Who serves on the Compensation Committee?
The Compensation Committee consisted of Adrian D.P. Bellamy, Richard T. Robertson, Anthony A. Greener and
Ted W. Hall during fiscal 2010. Mr. Bellamy serves as Chairman of the Compensation Committee. The Board
determined that, in fiscal 2010, each member of the Compensation Committee was independent under the NYSE
rules as currently in effect, was an outside director as such term is defined with respect to Section 162(m) of the
Internal Revenue Code and was a non-employee director under Section 16(b) of the Securities Exchange Act of
1934. None of the committee members has ever served as an officer of the company.
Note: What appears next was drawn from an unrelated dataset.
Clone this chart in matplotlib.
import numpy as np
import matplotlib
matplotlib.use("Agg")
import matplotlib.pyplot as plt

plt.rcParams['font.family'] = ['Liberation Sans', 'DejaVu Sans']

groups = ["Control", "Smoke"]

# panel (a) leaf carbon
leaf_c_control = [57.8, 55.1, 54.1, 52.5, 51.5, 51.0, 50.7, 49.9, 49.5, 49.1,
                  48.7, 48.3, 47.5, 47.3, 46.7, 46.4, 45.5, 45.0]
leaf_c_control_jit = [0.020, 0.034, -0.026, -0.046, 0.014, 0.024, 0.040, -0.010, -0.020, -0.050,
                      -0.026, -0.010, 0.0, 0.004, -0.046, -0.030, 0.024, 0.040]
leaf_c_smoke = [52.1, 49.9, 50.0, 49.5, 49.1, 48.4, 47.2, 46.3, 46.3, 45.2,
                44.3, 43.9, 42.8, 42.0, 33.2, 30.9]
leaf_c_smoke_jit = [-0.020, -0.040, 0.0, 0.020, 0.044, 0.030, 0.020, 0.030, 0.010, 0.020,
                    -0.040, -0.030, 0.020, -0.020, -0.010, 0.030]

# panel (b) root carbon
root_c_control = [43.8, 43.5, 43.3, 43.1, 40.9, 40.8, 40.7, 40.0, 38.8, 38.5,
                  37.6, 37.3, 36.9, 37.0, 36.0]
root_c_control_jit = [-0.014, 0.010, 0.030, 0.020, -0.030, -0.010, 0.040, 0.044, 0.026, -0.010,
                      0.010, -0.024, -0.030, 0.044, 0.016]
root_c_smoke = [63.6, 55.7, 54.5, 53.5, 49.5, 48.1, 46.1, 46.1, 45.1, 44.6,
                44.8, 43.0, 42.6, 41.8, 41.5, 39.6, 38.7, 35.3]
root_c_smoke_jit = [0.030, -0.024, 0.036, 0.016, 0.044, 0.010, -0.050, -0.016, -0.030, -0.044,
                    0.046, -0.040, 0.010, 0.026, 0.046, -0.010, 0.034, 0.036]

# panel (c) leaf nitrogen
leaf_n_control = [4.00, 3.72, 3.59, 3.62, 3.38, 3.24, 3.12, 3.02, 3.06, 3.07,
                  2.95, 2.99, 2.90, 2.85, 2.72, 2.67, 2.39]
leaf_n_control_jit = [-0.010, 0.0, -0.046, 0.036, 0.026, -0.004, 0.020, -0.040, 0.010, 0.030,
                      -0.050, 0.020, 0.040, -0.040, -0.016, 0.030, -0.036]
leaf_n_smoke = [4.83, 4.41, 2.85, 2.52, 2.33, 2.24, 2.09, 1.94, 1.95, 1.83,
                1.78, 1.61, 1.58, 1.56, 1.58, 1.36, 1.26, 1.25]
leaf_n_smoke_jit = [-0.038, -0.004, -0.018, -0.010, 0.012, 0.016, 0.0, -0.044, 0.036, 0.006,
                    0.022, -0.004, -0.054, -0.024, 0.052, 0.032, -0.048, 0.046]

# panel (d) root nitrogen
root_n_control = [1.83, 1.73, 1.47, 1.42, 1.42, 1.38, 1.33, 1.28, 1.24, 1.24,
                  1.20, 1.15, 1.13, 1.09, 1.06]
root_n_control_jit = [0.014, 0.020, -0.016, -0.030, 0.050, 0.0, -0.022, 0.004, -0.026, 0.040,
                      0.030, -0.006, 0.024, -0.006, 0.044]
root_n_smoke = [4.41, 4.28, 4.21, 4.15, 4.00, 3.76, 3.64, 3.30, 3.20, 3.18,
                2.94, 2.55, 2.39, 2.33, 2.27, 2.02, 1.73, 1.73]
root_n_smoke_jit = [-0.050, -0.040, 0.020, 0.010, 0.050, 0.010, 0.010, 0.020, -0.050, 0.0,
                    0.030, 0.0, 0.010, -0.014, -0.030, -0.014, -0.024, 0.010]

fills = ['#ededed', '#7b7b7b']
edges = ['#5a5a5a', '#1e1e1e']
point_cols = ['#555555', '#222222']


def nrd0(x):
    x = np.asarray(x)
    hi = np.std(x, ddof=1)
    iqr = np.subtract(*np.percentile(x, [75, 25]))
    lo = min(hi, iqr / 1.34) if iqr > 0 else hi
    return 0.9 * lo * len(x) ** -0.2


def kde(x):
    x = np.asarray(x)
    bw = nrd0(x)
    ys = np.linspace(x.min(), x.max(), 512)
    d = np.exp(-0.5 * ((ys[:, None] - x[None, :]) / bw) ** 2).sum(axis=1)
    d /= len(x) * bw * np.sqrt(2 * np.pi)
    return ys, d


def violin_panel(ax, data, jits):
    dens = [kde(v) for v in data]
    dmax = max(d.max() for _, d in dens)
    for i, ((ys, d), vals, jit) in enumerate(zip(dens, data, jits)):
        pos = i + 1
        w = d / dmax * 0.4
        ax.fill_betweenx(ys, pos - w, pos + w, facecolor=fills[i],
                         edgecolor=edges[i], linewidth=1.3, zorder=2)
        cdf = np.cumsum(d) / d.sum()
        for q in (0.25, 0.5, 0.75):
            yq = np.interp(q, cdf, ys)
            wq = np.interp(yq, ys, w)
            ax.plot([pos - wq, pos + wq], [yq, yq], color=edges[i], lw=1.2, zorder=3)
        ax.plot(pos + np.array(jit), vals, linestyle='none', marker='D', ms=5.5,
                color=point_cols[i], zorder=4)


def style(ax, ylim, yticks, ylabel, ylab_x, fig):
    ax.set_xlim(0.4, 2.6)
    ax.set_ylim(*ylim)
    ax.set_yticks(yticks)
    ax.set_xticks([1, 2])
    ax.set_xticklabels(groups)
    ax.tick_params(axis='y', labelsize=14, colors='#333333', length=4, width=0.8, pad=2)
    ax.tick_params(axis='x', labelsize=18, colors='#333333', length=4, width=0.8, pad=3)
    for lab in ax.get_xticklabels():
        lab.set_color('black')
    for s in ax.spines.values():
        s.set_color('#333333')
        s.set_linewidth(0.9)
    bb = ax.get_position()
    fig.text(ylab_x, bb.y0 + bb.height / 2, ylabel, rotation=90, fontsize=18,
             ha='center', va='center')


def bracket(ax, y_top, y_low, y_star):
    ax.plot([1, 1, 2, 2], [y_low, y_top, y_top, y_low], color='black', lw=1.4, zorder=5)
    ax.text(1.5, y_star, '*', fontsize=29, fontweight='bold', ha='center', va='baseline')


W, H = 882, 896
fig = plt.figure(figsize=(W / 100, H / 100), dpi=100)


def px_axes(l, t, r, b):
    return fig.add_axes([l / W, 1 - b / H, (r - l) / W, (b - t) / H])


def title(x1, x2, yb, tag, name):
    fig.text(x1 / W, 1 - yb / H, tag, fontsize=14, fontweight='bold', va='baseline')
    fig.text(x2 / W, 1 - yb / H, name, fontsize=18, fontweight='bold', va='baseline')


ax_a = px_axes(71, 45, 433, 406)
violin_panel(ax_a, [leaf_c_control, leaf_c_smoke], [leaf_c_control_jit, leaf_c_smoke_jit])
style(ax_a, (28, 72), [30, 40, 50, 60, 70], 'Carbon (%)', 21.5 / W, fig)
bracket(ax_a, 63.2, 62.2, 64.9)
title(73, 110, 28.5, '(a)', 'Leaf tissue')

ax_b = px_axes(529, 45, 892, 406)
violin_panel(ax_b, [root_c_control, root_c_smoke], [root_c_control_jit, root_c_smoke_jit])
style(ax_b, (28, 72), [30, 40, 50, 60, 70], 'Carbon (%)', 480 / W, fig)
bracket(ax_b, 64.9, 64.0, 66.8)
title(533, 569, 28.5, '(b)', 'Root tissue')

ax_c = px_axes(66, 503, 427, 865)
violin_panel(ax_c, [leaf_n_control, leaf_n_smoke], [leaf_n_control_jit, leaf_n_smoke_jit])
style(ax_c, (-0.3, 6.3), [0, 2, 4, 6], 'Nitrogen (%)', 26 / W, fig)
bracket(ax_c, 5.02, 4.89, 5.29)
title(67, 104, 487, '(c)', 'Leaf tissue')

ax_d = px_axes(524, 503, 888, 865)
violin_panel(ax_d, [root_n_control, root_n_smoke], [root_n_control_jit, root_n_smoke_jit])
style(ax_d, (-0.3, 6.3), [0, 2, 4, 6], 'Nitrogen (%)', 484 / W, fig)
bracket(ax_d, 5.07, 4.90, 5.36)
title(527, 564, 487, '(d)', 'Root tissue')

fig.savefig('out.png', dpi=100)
How many times did the Compensation Committee meet during fiscal 2010?
The Compensation Committee held a total of seven meetings during fiscal 2010, one of which was a telephonic
meeting. The Compensation Committee met in executive session without management present at each meeting in
fiscal 2010 other than the telephonic meeting held on March 16, 2010.
What is the role of the Compensation Committee with respect to executive compensation?
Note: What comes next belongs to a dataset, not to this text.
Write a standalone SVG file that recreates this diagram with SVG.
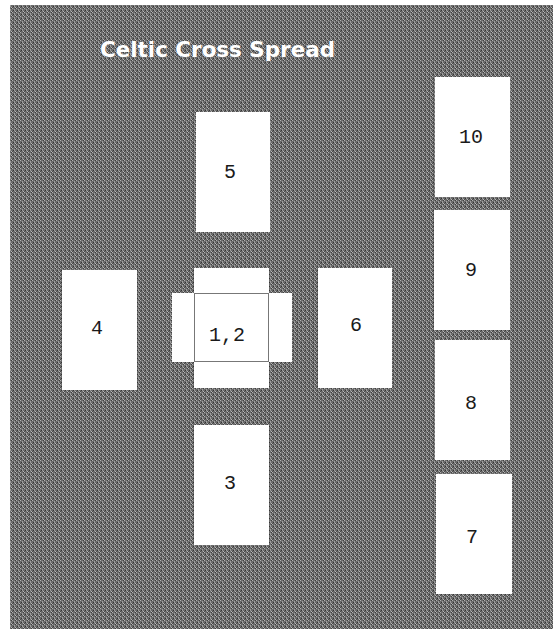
<svg xmlns="http://www.w3.org/2000/svg" width="553" height="629" viewBox="0 0 553 629">
  <defs>
    <pattern id="grain" width="4" height="4" patternUnits="userSpaceOnUse">
      <rect width="4" height="4" fill="#6a6a6a"/>
      <rect x="0" y="0" width="1" height="1" fill="#b0b0b0"/>
      <rect x="2" y="1" width="1" height="1" fill="#a0a0a0"/>
      <rect x="1" y="2" width="1" height="1" fill="#333"/>
      <rect x="3" y="3" width="1" height="1" fill="#b8b8b8"/>
      <rect x="3" y="0" width="1" height="1" fill="#404040"/>
      <rect x="0" y="3" width="1" height="1" fill="#4a4a4a"/>
      <rect x="2" y="2" width="1" height="1" fill="#9c9c9c"/>
    </pattern>
  </defs>
  <style>
    .card { fill: #ffffff; }
    .num { font-family: "Liberation Mono", "DejaVu Sans Mono", monospace; font-size: 20px; fill: #1a1a1a; text-anchor: middle; }
    .title { font-family: "DejaVu Sans", "Liberation Sans", sans-serif; font-weight: bold; font-size: 22px; fill: #ffffff; }
    .overlap { fill: none; stroke: #777; stroke-width: 1; }
  </style>
  <rect width="553" height="629" fill="#ffffff"/>
  <rect id="background" x="10" y="5" width="543" height="624" fill="url(#grain)"/>
  <text id="title" class="title" x="100" y="57" textLength="235" lengthAdjust="spacingAndGlyphs">Celtic Cross Spread</text>

  <g id="card-1-2">
    <rect class="card" x="194" y="268" width="75" height="120"/>
    <rect class="card" x="172" y="293" width="120" height="69"/>
    <rect class="overlap" x="194.5" y="293.5" width="74" height="68"/>
    <text class="num" x="227" y="341">1,2</text>
  </g>
  <g id="card-3">
    <rect class="card" x="194" y="425" width="75" height="120"/>
    <text class="num" x="230" y="489">3</text>
  </g>
  <g id="card-4">
    <rect class="card" x="62" y="270" width="75" height="120"/>
    <text class="num" x="97" y="334">4</text>
  </g>
  <g id="card-5">
    <rect class="card" x="196" y="112" width="74" height="120"/>
    <text class="num" x="230" y="178">5</text>
  </g>
  <g id="card-6">
    <rect class="card" x="318" y="268" width="74" height="120"/>
    <text class="num" x="356" y="331">6</text>
  </g>
  <g id="card-7">
    <rect class="card" x="436" y="474" width="76" height="120"/>
    <text class="num" x="472" y="543">7</text>
  </g>
  <g id="card-8">
    <rect class="card" x="435" y="340" width="75" height="120"/>
    <text class="num" x="471" y="409">8</text>
  </g>
  <g id="card-9">
    <rect class="card" x="434" y="210" width="76" height="120"/>
    <text class="num" x="471" y="276">9</text>
  </g>
  <g id="card-10">
    <rect class="card" x="435" y="77" width="75" height="120"/>
    <text class="num" x="471" y="143">10</text>
  </g>
  <g id="connectors"/>
</svg>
The Compensation Committee administers the company’s compensation programs, including compensation
arrangements and equity plans. The Compensation Committee’s role is detailed in the Compensation Committee
Charter, which was amended and restated by the Board on September 9, 2010. The Compensation Committee
Charter is available on the company’s website at www.williams-sonomainc.com and is attached to this Proxy
Statement as Exhibit E. The Compensation Committee Charter is also available in print to any shareholder who
requests it. Specifically, the Compensation Committee:
Reviews and approves corporate goals and objectives relevant to the compensation of the Chief Executive
Officer, evaluates the Chief Executive Officer’s performance in light of those goals and objectives, and
reviews and approves the level of compensation after soliciting input from the other independent directors
on the Board, including base salary, bonus, equity compensation and any other benefits or perquisites to
be provided to the Chief Executive Officer based on this evaluation;
Reviews, makes recommendations to the Board regarding, and approves, as appropriate, compensation
for named executive officers, other than the Chief Executive Officer, and other senior executives. Each of
the named executive officers during fiscal 2010 is listed in the Summary Compensation Table appearing
in this Proxy Statement on page 49;
Reviews, makes recommendations to the Board regarding, and approves, as appropriate, general
compensation goals and guidelines for the company’s employees;
Approves and authorizes amendments to the company’s incentive compensation and other equity-based
plans, the company’s 401(k) plan and other benefit programs to the extent such amending authority has
been delegated to it by the Board; and
Administers the company’s incentive compensation and other equity-based plans.